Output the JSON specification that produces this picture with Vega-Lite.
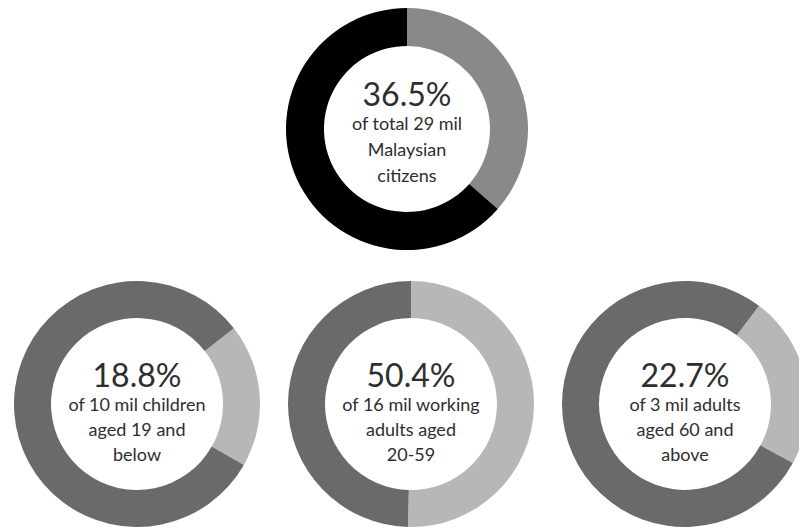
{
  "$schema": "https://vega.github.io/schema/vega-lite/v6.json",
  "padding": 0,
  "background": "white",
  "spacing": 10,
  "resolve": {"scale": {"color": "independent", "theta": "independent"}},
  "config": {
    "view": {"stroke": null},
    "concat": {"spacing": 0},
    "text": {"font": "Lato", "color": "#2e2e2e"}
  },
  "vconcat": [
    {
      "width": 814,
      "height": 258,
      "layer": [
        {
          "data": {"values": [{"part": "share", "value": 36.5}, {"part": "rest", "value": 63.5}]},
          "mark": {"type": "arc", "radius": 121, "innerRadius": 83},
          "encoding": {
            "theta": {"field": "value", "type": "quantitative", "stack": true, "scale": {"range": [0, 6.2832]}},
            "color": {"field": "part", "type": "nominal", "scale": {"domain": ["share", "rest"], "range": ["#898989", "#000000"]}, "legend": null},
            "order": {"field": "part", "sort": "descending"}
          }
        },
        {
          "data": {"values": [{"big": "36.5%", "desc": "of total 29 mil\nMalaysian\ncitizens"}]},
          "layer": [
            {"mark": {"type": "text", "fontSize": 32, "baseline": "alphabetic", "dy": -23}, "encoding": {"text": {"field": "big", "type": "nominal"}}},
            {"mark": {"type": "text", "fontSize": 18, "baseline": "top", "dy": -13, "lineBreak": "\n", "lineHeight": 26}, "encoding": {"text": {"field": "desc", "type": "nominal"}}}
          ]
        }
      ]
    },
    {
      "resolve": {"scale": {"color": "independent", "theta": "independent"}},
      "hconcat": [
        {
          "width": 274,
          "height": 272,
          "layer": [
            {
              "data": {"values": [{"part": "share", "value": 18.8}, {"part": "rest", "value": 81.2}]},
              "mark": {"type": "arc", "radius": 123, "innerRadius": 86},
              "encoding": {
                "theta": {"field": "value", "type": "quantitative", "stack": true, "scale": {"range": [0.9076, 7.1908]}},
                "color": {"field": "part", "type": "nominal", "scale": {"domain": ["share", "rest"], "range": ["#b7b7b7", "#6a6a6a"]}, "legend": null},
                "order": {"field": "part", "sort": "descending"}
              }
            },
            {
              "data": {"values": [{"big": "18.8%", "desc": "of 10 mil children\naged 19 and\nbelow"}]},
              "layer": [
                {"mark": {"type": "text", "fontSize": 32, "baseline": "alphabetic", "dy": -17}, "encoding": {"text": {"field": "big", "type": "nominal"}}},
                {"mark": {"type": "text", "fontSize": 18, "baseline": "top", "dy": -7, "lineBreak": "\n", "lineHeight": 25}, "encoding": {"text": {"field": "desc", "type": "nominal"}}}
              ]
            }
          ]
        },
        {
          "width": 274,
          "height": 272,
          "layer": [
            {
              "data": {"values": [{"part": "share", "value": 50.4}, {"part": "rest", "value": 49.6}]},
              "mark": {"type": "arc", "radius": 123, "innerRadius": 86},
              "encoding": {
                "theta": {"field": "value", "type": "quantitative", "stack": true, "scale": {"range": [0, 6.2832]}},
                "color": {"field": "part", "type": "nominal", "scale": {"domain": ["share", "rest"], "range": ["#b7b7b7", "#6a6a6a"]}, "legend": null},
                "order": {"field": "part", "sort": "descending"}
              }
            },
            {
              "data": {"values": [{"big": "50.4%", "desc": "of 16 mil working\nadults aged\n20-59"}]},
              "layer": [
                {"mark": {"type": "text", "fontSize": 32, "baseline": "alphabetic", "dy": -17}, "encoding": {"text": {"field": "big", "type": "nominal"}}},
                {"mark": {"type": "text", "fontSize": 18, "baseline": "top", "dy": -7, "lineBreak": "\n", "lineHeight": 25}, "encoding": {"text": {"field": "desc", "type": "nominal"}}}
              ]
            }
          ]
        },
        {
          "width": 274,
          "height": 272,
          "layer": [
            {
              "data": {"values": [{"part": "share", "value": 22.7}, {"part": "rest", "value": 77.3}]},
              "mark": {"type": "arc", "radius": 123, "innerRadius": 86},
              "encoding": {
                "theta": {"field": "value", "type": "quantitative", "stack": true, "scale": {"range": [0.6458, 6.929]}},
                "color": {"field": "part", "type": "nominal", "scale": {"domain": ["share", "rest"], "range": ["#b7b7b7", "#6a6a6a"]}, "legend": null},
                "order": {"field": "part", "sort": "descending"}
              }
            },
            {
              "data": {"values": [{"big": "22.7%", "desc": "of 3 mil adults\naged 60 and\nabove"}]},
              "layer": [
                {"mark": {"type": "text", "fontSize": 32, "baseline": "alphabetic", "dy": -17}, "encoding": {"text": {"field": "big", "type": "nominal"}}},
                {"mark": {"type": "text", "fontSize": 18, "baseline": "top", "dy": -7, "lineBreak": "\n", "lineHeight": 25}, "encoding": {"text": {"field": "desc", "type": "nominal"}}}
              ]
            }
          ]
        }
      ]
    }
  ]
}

» **What to produce**: Return each line from the material above exactly, but not the pictures.

» **Finished task**:
Output the JSON specification that produces this picture with Vega-Lite.
{
  "$schema": "https://vega.github.io/schema/vega-lite/v6.json",
  "padding": 0,
  "background": "white",
  "spacing": 10,
  "resolve": {"scale": {"color": "independent", "theta": "independent"}},
  "config": {
    "view": {"stroke": null},
    "concat": {"spacing": 0},
    "text": {"font": "Lato", "color": "#2e2e2e"}
  },
  "vconcat": [
    {
      "width": 814,
      "height": 258,
      "layer": [
        {
          "data": {"values": [{"part": "share", "value": 36.5}, {"part": "rest", "value": 63.5}]},
          "mark": {"type": "arc", "radius": 121, "innerRadius": 83},
          "encoding": {
            "theta": {"field": "value", "type": "quantitative", "stack": true, "scale": {"range": [0, 6.2832]}},
            "color": {"field": "part", "type": "nominal", "scale": {"domain": ["share", "rest"], "range": ["#898989", "#000000"]}, "legend": null},
            "order": {"field": "part", "sort": "descending"}
          }
        },
        {
          "data": {"values": [{"big": "36.5%", "desc": "of total 29 mil\nMalaysian\ncitizens"}]},
          "layer": [
            {"mark": {"type": "text", "fontSize": 32, "baseline": "alphabetic", "dy": -23}, "encoding": {"text": {"field": "big", "type": "nominal"}}},
            {"mark": {"type": "text", "fontSize": 18, "baseline": "top", "dy": -13, "lineBreak": "\n", "lineHeight": 26}, "encoding": {"text": {"field": "desc", "type": "nominal"}}}
          ]
        }
      ]
    },
    {
      "resolve": {"scale": {"color": "independent", "theta": "independent"}},
      "hconcat": [
        {
          "width": 274,
          "height": 272,
          "layer": [
            {
              "data": {"values": [{"part": "share", "value": 18.8}, {"part": "rest", "value": 81.2}]},
              "mark": {"type": "arc", "radius": 123, "innerRadius": 86},
              "encoding": {
                "theta": {"field": "value", "type": "quantitative", "stack": true, "scale": {"range": [0.9076, 7.1908]}},
                "color": {"field": "part", "type": "nominal", "scale": {"domain": ["share", "rest"], "range": ["#b7b7b7", "#6a6a6a"]}, "legend": null},
                "order": {"field": "part", "sort": "descending"}
              }
            },
            {
              "data": {"values": [{"big": "18.8%", "desc": "of 10 mil children\naged 19 and\nbelow"}]},
              "layer": [
                {"mark": {"type": "text", "fontSize": 32, "baseline": "alphabetic", "dy": -17}, "encoding": {"text": {"field": "big", "type": "nominal"}}},
                {"mark": {"type": "text", "fontSize": 18, "baseline": "top", "dy": -7, "lineBreak": "\n", "lineHeight": 25}, "encoding": {"text": {"field": "desc", "type": "nominal"}}}
              ]
            }
          ]
        },
        {
          "width": 274,
          "height": 272,
          "layer": [
            {
              "data": {"values": [{"part": "share", "value": 50.4}, {"part": "rest", "value": 49.6}]},
              "mark": {"type": "arc", "radius": 123, "innerRadius": 86},
              "encoding": {
                "theta": {"field": "value", "type": "quantitative", "stack": true, "scale": {"range": [0, 6.2832]}},
                "color": {"field": "part", "type": "nominal", "scale": {"domain": ["share", "rest"], "range": ["#b7b7b7", "#6a6a6a"]}, "legend": null},
                "order": {"field": "part", "sort": "descending"}
              }
            },
            {
              "data": {"values": [{"big": "50.4%", "desc": "of 16 mil working\nadults aged\n20-59"}]},
              "layer": [
                {"mark": {"type": "text", "fontSize": 32, "baseline": "alphabetic", "dy": -17}, "encoding": {"text": {"field": "big", "type": "nominal"}}},
                {"mark": {"type": "text", "fontSize": 18, "baseline": "top", "dy": -7, "lineBreak": "\n", "lineHeight": 25}, "encoding": {"text": {"field": "desc", "type": "nominal"}}}
              ]
            }
          ]
        },
        {
          "width": 274,
          "height": 272,
          "layer": [
            {
              "data": {"values": [{"part": "share", "value": 22.7}, {"part": "rest", "value": 77.3}]},
              "mark": {"type": "arc", "radius": 123, "innerRadius": 86},
              "encoding": {
                "theta": {"field": "value", "type": "quantitative", "stack": true, "scale": {"range": [0.6458, 6.929]}},
                "color": {"field": "part", "type": "nominal", "scale": {"domain": ["share", "rest"], "range": ["#b7b7b7", "#6a6a6a"]}, "legend": null},
                "order": {"field": "part", "sort": "descending"}
              }
            },
            {
              "data": {"values": [{"big": "22.7%", "desc": "of 3 mil adults\naged 60 and\nabove"}]},
              "layer": [
                {"mark": {"type": "text", "fontSize": 32, "baseline": "alphabetic", "dy": -17}, "encoding": {"text": {"field": "big", "type": "nominal"}}},
                {"mark": {"type": "text", "fontSize": 18, "baseline": "top", "dy": -7, "lineBreak": "\n", "lineHeight": 25}, "encoding": {"text": {"field": "desc", "type": "nominal"}}}
              ]
            }
          ]
        }
      ]
    }
  ]
}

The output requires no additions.